↓↓↓

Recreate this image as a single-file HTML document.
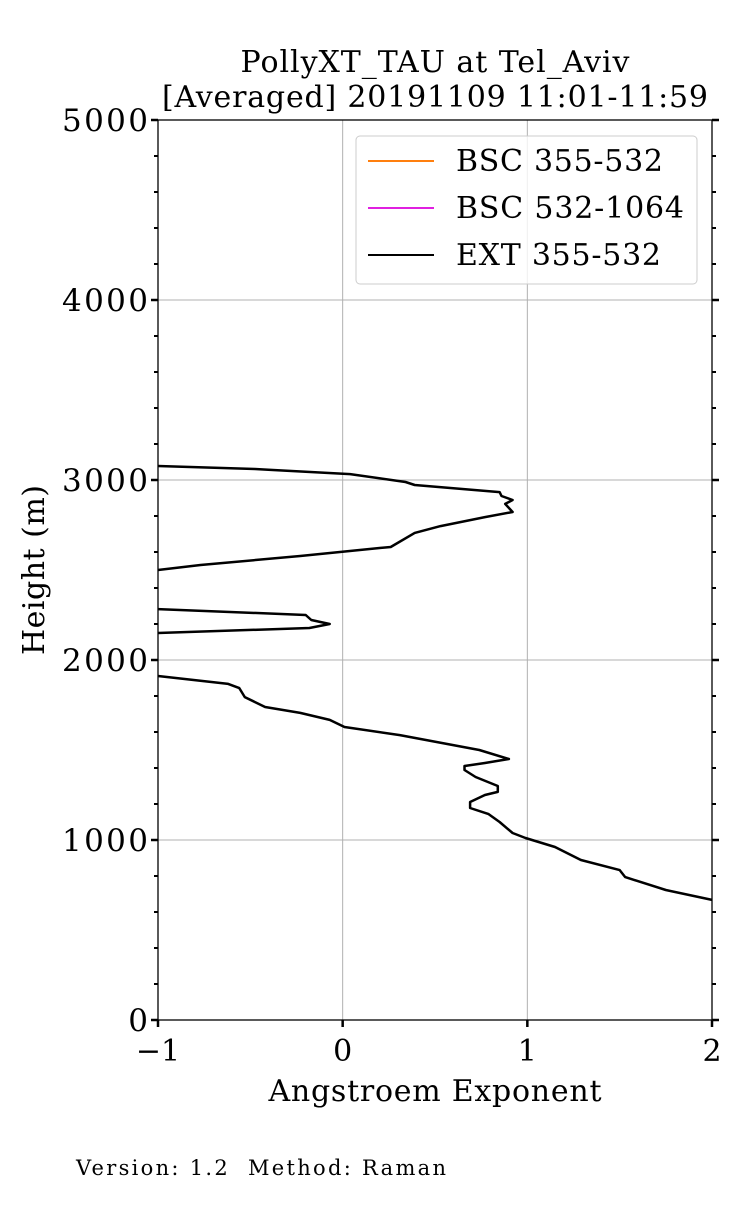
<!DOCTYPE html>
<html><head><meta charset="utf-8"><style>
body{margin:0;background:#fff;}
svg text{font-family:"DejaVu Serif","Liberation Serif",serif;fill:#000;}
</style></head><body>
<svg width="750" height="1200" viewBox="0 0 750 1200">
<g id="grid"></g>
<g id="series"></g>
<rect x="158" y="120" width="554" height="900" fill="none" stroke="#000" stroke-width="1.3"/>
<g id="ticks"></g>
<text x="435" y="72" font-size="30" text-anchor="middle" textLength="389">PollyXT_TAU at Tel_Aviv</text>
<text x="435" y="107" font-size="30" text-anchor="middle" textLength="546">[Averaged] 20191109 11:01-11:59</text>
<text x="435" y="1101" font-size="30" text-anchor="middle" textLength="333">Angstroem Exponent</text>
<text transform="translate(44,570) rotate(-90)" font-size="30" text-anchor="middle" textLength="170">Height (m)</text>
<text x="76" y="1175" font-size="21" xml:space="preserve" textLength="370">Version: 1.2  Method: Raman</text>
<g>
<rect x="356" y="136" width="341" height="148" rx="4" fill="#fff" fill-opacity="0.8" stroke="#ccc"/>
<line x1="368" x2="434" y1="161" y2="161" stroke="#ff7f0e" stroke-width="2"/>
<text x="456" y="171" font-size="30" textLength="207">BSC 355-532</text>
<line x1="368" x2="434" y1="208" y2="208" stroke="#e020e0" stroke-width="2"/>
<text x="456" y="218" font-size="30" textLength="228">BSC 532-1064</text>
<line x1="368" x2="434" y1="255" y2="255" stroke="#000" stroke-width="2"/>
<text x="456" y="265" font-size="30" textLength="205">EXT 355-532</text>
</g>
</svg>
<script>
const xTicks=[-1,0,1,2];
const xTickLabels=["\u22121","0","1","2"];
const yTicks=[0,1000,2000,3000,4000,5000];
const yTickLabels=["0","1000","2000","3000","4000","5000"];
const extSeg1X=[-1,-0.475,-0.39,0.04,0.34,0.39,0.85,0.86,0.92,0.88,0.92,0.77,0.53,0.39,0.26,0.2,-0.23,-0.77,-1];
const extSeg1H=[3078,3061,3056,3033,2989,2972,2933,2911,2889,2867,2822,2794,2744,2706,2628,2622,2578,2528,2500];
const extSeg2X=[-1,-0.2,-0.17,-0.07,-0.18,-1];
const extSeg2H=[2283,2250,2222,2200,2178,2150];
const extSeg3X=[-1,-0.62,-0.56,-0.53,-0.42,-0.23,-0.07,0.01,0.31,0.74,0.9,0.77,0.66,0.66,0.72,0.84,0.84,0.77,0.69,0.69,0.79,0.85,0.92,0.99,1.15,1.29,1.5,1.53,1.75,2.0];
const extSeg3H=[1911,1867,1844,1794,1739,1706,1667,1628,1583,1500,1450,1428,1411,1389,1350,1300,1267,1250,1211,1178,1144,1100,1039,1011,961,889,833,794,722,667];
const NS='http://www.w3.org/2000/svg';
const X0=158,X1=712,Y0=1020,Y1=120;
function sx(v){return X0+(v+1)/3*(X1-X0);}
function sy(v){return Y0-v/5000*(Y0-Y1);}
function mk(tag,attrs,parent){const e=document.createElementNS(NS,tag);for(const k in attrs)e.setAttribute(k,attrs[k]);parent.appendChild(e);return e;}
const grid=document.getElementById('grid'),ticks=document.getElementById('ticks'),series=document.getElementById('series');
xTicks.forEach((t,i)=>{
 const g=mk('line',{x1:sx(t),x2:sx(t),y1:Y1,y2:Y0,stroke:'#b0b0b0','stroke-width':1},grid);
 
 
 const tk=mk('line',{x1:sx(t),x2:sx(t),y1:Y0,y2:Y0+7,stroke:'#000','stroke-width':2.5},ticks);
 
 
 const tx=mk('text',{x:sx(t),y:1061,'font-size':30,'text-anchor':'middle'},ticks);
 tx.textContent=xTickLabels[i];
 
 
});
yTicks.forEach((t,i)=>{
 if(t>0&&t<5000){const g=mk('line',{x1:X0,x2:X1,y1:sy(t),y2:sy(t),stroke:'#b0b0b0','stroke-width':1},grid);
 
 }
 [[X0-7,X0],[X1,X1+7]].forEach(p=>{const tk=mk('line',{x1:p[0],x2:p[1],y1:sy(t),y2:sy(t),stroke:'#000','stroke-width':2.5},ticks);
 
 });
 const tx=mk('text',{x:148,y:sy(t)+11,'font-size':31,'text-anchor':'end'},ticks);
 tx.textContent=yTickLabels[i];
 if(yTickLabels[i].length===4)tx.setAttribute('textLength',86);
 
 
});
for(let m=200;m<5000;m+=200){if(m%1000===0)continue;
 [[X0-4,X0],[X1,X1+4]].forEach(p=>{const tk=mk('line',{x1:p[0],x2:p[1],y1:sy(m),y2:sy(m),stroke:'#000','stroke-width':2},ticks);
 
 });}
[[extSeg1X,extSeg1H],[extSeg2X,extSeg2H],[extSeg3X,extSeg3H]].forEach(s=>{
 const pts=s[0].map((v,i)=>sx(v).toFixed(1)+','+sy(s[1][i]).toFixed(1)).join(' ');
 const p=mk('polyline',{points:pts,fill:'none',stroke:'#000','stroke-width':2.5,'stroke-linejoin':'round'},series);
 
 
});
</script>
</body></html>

↑↑↑
↓↓↓

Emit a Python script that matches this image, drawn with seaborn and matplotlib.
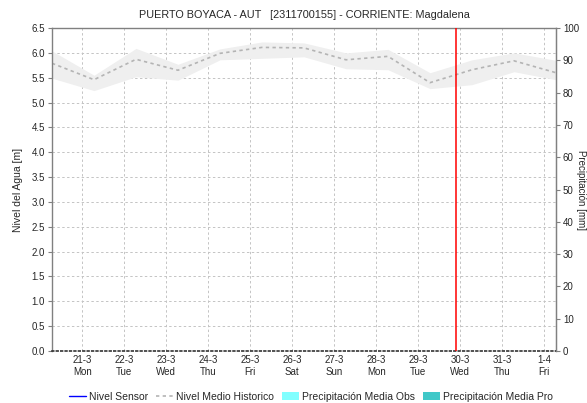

↑↑↑

### Problem statement
From the material above, gather all lines that include the string "image" and copy them.

### Result of the task
Recreate this image as a single-file HTML document.
Emit a Python script that matches this image, drawn with seaborn and matplotlib.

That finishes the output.